● **Source data**
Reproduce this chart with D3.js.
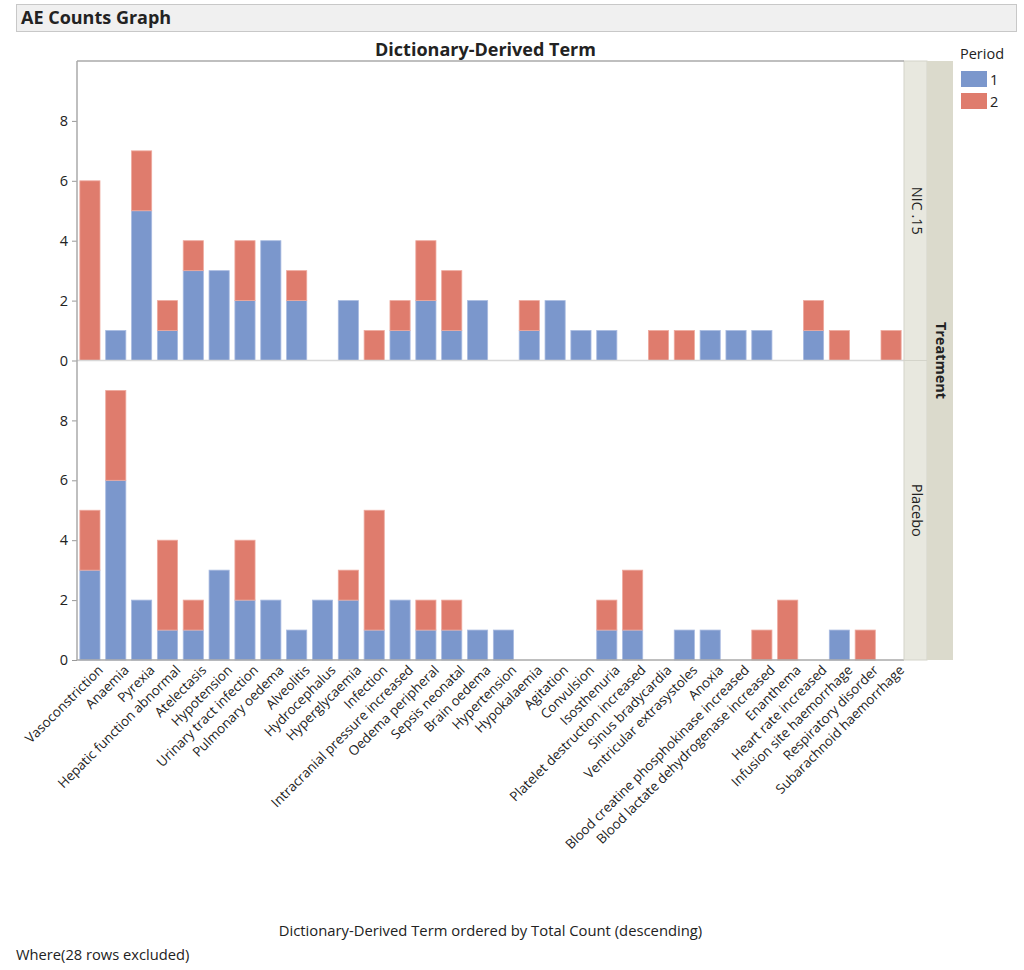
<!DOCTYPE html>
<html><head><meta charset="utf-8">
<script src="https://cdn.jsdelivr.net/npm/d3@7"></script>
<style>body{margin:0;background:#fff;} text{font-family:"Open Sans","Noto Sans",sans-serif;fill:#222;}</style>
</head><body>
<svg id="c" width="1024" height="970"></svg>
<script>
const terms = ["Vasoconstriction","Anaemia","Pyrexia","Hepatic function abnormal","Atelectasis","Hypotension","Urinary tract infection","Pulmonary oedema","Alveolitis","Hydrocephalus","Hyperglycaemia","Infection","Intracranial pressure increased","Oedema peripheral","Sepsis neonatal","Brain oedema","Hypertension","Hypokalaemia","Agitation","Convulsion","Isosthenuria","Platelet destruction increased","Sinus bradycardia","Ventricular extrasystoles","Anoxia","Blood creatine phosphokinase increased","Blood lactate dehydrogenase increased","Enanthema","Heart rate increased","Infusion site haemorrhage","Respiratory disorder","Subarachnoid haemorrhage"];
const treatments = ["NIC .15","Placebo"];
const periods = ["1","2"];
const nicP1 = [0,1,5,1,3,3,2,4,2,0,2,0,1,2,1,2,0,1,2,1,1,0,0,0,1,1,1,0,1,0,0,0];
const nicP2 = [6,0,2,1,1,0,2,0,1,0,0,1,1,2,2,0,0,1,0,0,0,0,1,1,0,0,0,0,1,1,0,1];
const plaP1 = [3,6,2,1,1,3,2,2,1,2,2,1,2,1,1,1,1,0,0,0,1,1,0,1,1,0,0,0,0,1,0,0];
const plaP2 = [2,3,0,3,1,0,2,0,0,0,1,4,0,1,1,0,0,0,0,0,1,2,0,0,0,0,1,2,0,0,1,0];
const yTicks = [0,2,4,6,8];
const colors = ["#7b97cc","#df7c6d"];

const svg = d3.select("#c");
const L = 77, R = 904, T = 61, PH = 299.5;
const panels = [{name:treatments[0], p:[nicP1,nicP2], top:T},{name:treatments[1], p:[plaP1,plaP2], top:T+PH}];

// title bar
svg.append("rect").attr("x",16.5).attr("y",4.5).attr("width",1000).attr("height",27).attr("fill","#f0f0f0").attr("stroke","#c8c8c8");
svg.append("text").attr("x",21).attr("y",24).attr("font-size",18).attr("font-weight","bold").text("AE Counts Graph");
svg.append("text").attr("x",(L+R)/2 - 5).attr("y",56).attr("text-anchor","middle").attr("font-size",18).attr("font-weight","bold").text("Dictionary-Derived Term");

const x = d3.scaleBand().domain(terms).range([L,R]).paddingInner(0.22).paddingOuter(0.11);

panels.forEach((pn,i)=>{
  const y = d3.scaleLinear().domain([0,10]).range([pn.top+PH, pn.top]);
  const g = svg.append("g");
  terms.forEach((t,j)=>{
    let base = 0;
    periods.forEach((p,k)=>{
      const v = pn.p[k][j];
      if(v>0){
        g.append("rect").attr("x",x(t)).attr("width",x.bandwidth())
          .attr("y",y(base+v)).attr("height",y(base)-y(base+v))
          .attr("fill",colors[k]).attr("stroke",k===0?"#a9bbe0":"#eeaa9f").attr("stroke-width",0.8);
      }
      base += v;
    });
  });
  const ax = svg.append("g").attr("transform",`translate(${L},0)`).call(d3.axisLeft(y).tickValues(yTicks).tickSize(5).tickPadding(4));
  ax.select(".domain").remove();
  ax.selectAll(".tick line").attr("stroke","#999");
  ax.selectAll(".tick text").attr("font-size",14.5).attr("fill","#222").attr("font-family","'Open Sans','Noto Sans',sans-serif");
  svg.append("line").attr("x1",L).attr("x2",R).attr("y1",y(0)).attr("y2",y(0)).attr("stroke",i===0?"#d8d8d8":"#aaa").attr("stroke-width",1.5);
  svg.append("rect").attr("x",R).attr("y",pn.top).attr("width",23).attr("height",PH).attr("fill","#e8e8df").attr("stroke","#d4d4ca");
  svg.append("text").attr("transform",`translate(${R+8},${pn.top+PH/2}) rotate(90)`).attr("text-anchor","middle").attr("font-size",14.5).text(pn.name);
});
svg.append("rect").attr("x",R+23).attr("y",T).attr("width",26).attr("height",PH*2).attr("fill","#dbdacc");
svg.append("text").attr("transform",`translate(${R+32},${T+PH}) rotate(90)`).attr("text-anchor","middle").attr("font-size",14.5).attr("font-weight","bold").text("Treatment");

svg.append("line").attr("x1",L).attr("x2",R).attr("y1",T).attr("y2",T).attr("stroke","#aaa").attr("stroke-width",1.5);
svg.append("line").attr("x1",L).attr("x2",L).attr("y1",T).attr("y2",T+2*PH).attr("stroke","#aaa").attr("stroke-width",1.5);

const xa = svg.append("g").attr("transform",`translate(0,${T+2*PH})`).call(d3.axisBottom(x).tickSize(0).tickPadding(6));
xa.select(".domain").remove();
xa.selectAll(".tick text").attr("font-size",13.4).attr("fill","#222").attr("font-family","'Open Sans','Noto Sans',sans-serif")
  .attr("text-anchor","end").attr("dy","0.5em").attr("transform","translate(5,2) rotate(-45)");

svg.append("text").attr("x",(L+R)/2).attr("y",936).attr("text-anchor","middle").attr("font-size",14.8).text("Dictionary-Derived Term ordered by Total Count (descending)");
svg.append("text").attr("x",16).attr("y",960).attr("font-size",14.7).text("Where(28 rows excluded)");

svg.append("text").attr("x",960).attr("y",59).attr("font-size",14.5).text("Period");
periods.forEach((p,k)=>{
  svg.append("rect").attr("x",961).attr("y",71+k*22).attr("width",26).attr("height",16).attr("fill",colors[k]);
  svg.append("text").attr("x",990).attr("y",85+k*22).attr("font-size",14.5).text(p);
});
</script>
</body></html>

● **Exercise**
Copy the whole of the material above exactly, but not its images.

● **Response**
Reproduce this chart with D3.js.
<!DOCTYPE html>
<html><head><meta charset="utf-8">
<script src="https://cdn.jsdelivr.net/npm/d3@7"></script>
<style>body{margin:0;background:#fff;} text{font-family:"Open Sans","Noto Sans",sans-serif;fill:#222;}</style>
</head><body>
<svg id="c" width="1024" height="970"></svg>
<script>
const terms = ["Vasoconstriction","Anaemia","Pyrexia","Hepatic function abnormal","Atelectasis","Hypotension","Urinary tract infection","Pulmonary oedema","Alveolitis","Hydrocephalus","Hyperglycaemia","Infection","Intracranial pressure increased","Oedema peripheral","Sepsis neonatal","Brain oedema","Hypertension","Hypokalaemia","Agitation","Convulsion","Isosthenuria","Platelet destruction increased","Sinus bradycardia","Ventricular extrasystoles","Anoxia","Blood creatine phosphokinase increased","Blood lactate dehydrogenase increased","Enanthema","Heart rate increased","Infusion site haemorrhage","Respiratory disorder","Subarachnoid haemorrhage"];
const treatments = ["NIC .15","Placebo"];
const periods = ["1","2"];
const nicP1 = [0,1,5,1,3,3,2,4,2,0,2,0,1,2,1,2,0,1,2,1,1,0,0,0,1,1,1,0,1,0,0,0];
const nicP2 = [6,0,2,1,1,0,2,0,1,0,0,1,1,2,2,0,0,1,0,0,0,0,1,1,0,0,0,0,1,1,0,1];
const plaP1 = [3,6,2,1,1,3,2,2,1,2,2,1,2,1,1,1,1,0,0,0,1,1,0,1,1,0,0,0,0,1,0,0];
const plaP2 = [2,3,0,3,1,0,2,0,0,0,1,4,0,1,1,0,0,0,0,0,1,2,0,0,0,0,1,2,0,0,1,0];
const yTicks = [0,2,4,6,8];
const colors = ["#7b97cc","#df7c6d"];

const svg = d3.select("#c");
const L = 77, R = 904, T = 61, PH = 299.5;
const panels = [{name:treatments[0], p:[nicP1,nicP2], top:T},{name:treatments[1], p:[plaP1,plaP2], top:T+PH}];

// title bar
svg.append("rect").attr("x",16.5).attr("y",4.5).attr("width",1000).attr("height",27).attr("fill","#f0f0f0").attr("stroke","#c8c8c8");
svg.append("text").attr("x",21).attr("y",24).attr("font-size",18).attr("font-weight","bold").text("AE Counts Graph");
svg.append("text").attr("x",(L+R)/2 - 5).attr("y",56).attr("text-anchor","middle").attr("font-size",18).attr("font-weight","bold").text("Dictionary-Derived Term");

const x = d3.scaleBand().domain(terms).range([L,R]).paddingInner(0.22).paddingOuter(0.11);

panels.forEach((pn,i)=>{
  const y = d3.scaleLinear().domain([0,10]).range([pn.top+PH, pn.top]);
  const g = svg.append("g");
  terms.forEach((t,j)=>{
    let base = 0;
    periods.forEach((p,k)=>{
      const v = pn.p[k][j];
      if(v>0){
        g.append("rect").attr("x",x(t)).attr("width",x.bandwidth())
          .attr("y",y(base+v)).attr("height",y(base)-y(base+v))
          .attr("fill",colors[k]).attr("stroke",k===0?"#a9bbe0":"#eeaa9f").attr("stroke-width",0.8);
      }
      base += v;
    });
  });
  const ax = svg.append("g").attr("transform",`translate(${L},0)`).call(d3.axisLeft(y).tickValues(yTicks).tickSize(5).tickPadding(4));
  ax.select(".domain").remove();
  ax.selectAll(".tick line").attr("stroke","#999");
  ax.selectAll(".tick text").attr("font-size",14.5).attr("fill","#222").attr("font-family","'Open Sans','Noto Sans',sans-serif");
  svg.append("line").attr("x1",L).attr("x2",R).attr("y1",y(0)).attr("y2",y(0)).attr("stroke",i===0?"#d8d8d8":"#aaa").attr("stroke-width",1.5);
  svg.append("rect").attr("x",R).attr("y",pn.top).attr("width",23).attr("height",PH).attr("fill","#e8e8df").attr("stroke","#d4d4ca");
  svg.append("text").attr("transform",`translate(${R+8},${pn.top+PH/2}) rotate(90)`).attr("text-anchor","middle").attr("font-size",14.5).text(pn.name);
});
svg.append("rect").attr("x",R+23).attr("y",T).attr("width",26).attr("height",PH*2).attr("fill","#dbdacc");
svg.append("text").attr("transform",`translate(${R+32},${T+PH}) rotate(90)`).attr("text-anchor","middle").attr("font-size",14.5).attr("font-weight","bold").text("Treatment");

svg.append("line").attr("x1",L).attr("x2",R).attr("y1",T).attr("y2",T).attr("stroke","#aaa").attr("stroke-width",1.5);
svg.append("line").attr("x1",L).attr("x2",L).attr("y1",T).attr("y2",T+2*PH).attr("stroke","#aaa").attr("stroke-width",1.5);

const xa = svg.append("g").attr("transform",`translate(0,${T+2*PH})`).call(d3.axisBottom(x).tickSize(0).tickPadding(6));
xa.select(".domain").remove();
xa.selectAll(".tick text").attr("font-size",13.4).attr("fill","#222").attr("font-family","'Open Sans','Noto Sans',sans-serif")
  .attr("text-anchor","end").attr("dy","0.5em").attr("transform","translate(5,2) rotate(-45)");

svg.append("text").attr("x",(L+R)/2).attr("y",936).attr("text-anchor","middle").attr("font-size",14.8).text("Dictionary-Derived Term ordered by Total Count (descending)");
svg.append("text").attr("x",16).attr("y",960).attr("font-size",14.7).text("Where(28 rows excluded)");

svg.append("text").attr("x",960).attr("y",59).attr("font-size",14.5).text("Period");
periods.forEach((p,k)=>{
  svg.append("rect").attr("x",961).attr("y",71+k*22).attr("width",26).attr("height",16).attr("fill",colors[k]);
  svg.append("text").attr("x",990).attr("y",85+k*22).attr("font-size",14.5).text(p);
});
</script>
</body></html>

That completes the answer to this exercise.